Unaccompanied minors will be allowed to get off migrant ship in Italy

Unaccompanied minors will be allowed to get off migrant ship in Italy
The Open Arms has been at sea for more than two weeks.

The 27 unaccompanied minors aboard a Spanish humanitarian ship will be allowed to disembark in Italy following a bitter political standoff between Prime Minister Giuseppe Conte and far-right Interior Minister Matteo Salvini.

Salvini, who’d banned the Open Arms and its more than 130 rescued migrants from docking in Italy, wrote Saturday he would allow the minors to disembark as “another example of loyal collaboration” with Conte but insisted the decision was “exclusively” the Prime Minister’s responsibility.

The officials’ dispute marks the latest flare-up of the yearslong refugee crisis that has exposed political fault lines across European nations.

An Italian court ruled Wednesday that the Open Arms, waiting off the Italian island of Lampedusa, should be permitted to dock in Italy despite the ban by Salvini, who rose to power on anti-migrant sentiment.

The interior minister — who also serves as deputy prime minister — responded on Wednesday by vowing, in a statement, to “continue to deny the landing to those who claim to bring illegal immigrants always and only in Italy.”

Conte in an open letter Friday demanded that Salvini “urgently adopt the necessary measures to ensure assistance and protection for minors present in the boat.

“I understand your faithful and obsessive concentration in tackling the issue of immigration by reducing it to the formula ‘closed ports,'” Conte wrote. “You are a political leader and you are legitimately striving to constantly increase your support. But … changing a clear position of your Prime Minister … is a clear example of disloyal collaboration, yet another to tell the truth, which I cannot accept.”

Migrants could put ‘onerous duty’ on Italy, Salvini says

Salvini, in his three-page response on Saturday, expressed “my regret and concern that your decision could impose an irreversible and onerous duty on our country to provide assistance to subjects who could, subsequently, be revealed not to be due (said assistance).”

At sea for more than two weeks, the Open Arms had appealed for an alternate dock in the face of Salvini’s ban on migrant rescue vessels. France, Germany, Romania, Portugal, Spain and Luxembourg had all offered to help.

The Spanish charity that operates the Open Arms confirmed it has been allowed to dock at the Lampedusa port.

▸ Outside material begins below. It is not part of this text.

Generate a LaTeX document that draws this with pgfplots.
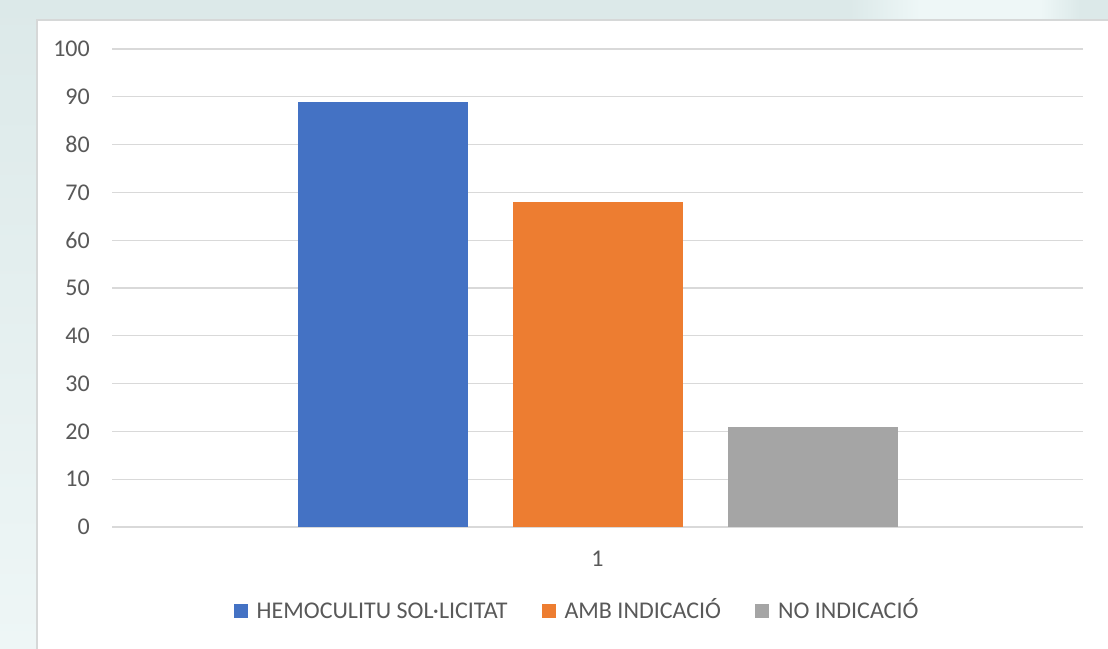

The 27 minors “will be evacuated by Lampedusa Coast Guard,” the group tweeted Saturday.

The conflict over the Open Arms has intensified the divide between Salvini’s far-right League and Conte’s Five Star Movement, which together comprise Italy’s coalition government. The government in July passed a decree, promoted by Salvini, under which captains of migrant rescue ships that dock without authorization could face fines of up to $57,000.

After the court ruling allowing the Open Arms to dock, Salvini vented his anger on Facebook, writing, “Think about what a strange country we live in where a lawyer of the Administrative Court of Lazio wants to allow a foreign ship full of foreign immigrants? And I will once again in the following hours sign my no because I will never be an accomplice of traffickers.”